Exclude the pictures and return every line exactly as written.

##### SOURCE MATERIAL #####

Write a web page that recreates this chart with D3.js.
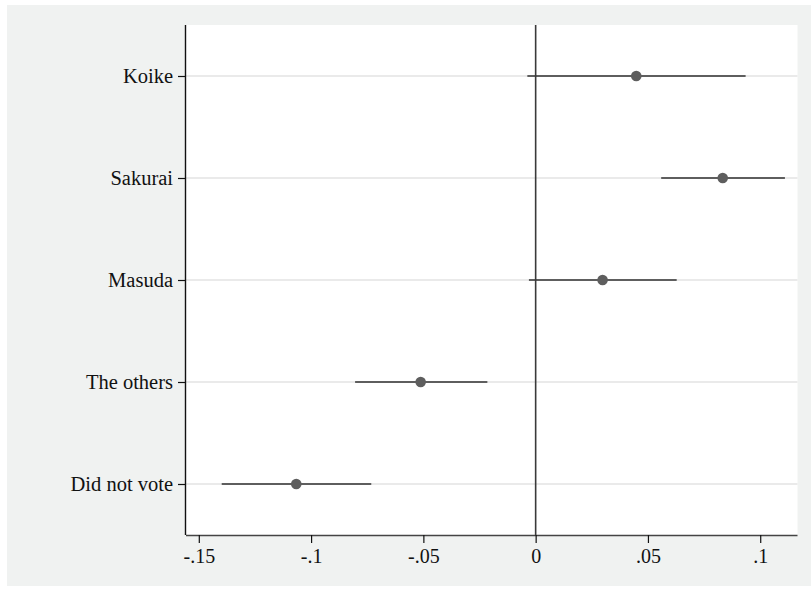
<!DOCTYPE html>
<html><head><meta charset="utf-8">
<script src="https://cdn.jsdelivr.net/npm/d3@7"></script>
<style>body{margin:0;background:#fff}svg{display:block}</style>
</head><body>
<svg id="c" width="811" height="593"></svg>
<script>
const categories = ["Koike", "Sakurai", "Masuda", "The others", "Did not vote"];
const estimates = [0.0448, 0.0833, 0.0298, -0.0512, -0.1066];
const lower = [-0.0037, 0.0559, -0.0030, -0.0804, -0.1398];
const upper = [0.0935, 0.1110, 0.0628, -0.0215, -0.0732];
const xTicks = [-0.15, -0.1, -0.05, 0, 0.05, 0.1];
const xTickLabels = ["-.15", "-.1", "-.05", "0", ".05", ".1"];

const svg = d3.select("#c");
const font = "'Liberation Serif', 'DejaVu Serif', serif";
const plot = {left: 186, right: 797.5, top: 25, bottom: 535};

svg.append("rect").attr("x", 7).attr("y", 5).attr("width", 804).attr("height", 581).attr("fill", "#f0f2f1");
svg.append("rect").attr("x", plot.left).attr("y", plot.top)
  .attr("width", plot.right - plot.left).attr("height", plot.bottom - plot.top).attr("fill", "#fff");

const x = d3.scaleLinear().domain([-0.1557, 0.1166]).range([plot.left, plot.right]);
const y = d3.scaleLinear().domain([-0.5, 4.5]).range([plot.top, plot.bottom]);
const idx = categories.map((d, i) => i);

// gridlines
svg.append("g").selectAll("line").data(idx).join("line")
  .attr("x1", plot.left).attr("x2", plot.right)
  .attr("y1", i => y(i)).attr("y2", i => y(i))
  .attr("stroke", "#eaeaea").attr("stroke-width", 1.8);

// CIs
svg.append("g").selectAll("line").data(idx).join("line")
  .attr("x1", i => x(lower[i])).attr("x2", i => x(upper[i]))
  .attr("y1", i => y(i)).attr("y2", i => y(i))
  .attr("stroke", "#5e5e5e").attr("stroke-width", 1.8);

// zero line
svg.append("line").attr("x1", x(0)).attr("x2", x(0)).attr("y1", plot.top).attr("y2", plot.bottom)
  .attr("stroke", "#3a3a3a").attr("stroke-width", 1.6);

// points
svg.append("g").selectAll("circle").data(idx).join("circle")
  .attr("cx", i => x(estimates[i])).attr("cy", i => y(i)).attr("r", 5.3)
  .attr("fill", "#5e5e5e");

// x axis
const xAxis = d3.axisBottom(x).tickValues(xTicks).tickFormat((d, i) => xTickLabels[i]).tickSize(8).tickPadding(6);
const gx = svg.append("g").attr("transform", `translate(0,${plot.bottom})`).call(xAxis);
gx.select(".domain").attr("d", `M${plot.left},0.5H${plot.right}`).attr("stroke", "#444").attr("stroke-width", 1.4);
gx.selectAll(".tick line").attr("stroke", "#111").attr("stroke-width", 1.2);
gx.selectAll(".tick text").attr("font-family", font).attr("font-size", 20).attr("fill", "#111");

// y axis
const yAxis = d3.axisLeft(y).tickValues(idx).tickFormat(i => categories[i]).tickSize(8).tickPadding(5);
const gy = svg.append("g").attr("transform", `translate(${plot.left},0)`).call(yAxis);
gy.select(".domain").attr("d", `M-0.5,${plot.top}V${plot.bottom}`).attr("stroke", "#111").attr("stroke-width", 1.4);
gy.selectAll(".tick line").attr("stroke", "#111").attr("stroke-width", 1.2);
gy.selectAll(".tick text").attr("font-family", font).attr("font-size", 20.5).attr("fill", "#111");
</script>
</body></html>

#####

#### ANSWER TO THE PROBLEM
Write a web page that recreates this chart with D3.js.
<!DOCTYPE html>
<html><head><meta charset="utf-8">
<script src="https://cdn.jsdelivr.net/npm/d3@7"></script>
<style>body{margin:0;background:#fff}svg{display:block}</style>
</head><body>
<svg id="c" width="811" height="593"></svg>
<script>
const categories = ["Koike", "Sakurai", "Masuda", "The others", "Did not vote"];
const estimates = [0.0448, 0.0833, 0.0298, -0.0512, -0.1066];
const lower = [-0.0037, 0.0559, -0.0030, -0.0804, -0.1398];
const upper = [0.0935, 0.1110, 0.0628, -0.0215, -0.0732];
const xTicks = [-0.15, -0.1, -0.05, 0, 0.05, 0.1];
const xTickLabels = ["-.15", "-.1", "-.05", "0", ".05", ".1"];

const svg = d3.select("#c");
const font = "'Liberation Serif', 'DejaVu Serif', serif";
const plot = {left: 186, right: 797.5, top: 25, bottom: 535};

svg.append("rect").attr("x", 7).attr("y", 5).attr("width", 804).attr("height", 581).attr("fill", "#f0f2f1");
svg.append("rect").attr("x", plot.left).attr("y", plot.top)
  .attr("width", plot.right - plot.left).attr("height", plot.bottom - plot.top).attr("fill", "#fff");

const x = d3.scaleLinear().domain([-0.1557, 0.1166]).range([plot.left, plot.right]);
const y = d3.scaleLinear().domain([-0.5, 4.5]).range([plot.top, plot.bottom]);
const idx = categories.map((d, i) => i);

// gridlines
svg.append("g").selectAll("line").data(idx).join("line")
  .attr("x1", plot.left).attr("x2", plot.right)
  .attr("y1", i => y(i)).attr("y2", i => y(i))
  .attr("stroke", "#eaeaea").attr("stroke-width", 1.8);

// CIs
svg.append("g").selectAll("line").data(idx).join("line")
  .attr("x1", i => x(lower[i])).attr("x2", i => x(upper[i]))
  .attr("y1", i => y(i)).attr("y2", i => y(i))
  .attr("stroke", "#5e5e5e").attr("stroke-width", 1.8);

// zero line
svg.append("line").attr("x1", x(0)).attr("x2", x(0)).attr("y1", plot.top).attr("y2", plot.bottom)
  .attr("stroke", "#3a3a3a").attr("stroke-width", 1.6);

// points
svg.append("g").selectAll("circle").data(idx).join("circle")
  .attr("cx", i => x(estimates[i])).attr("cy", i => y(i)).attr("r", 5.3)
  .attr("fill", "#5e5e5e");

// x axis
const xAxis = d3.axisBottom(x).tickValues(xTicks).tickFormat((d, i) => xTickLabels[i]).tickSize(8).tickPadding(6);
const gx = svg.append("g").attr("transform", `translate(0,${plot.bottom})`).call(xAxis);
gx.select(".domain").attr("d", `M${plot.left},0.5H${plot.right}`).attr("stroke", "#444").attr("stroke-width", 1.4);
gx.selectAll(".tick line").attr("stroke", "#111").attr("stroke-width", 1.2);
gx.selectAll(".tick text").attr("font-family", font).attr("font-size", 20).attr("fill", "#111");

// y axis
const yAxis = d3.axisLeft(y).tickValues(idx).tickFormat(i => categories[i]).tickSize(8).tickPadding(5);
const gy = svg.append("g").attr("transform", `translate(${plot.left},0)`).call(yAxis);
gy.select(".domain").attr("d", `M-0.5,${plot.top}V${plot.bottom}`).attr("stroke", "#111").attr("stroke-width", 1.4);
gy.selectAll(".tick line").attr("stroke", "#111").attr("stroke-width", 1.2);
gy.selectAll(".tick text").attr("font-family", font).attr("font-size", 20.5).attr("fill", "#111");
</script>
</body></html>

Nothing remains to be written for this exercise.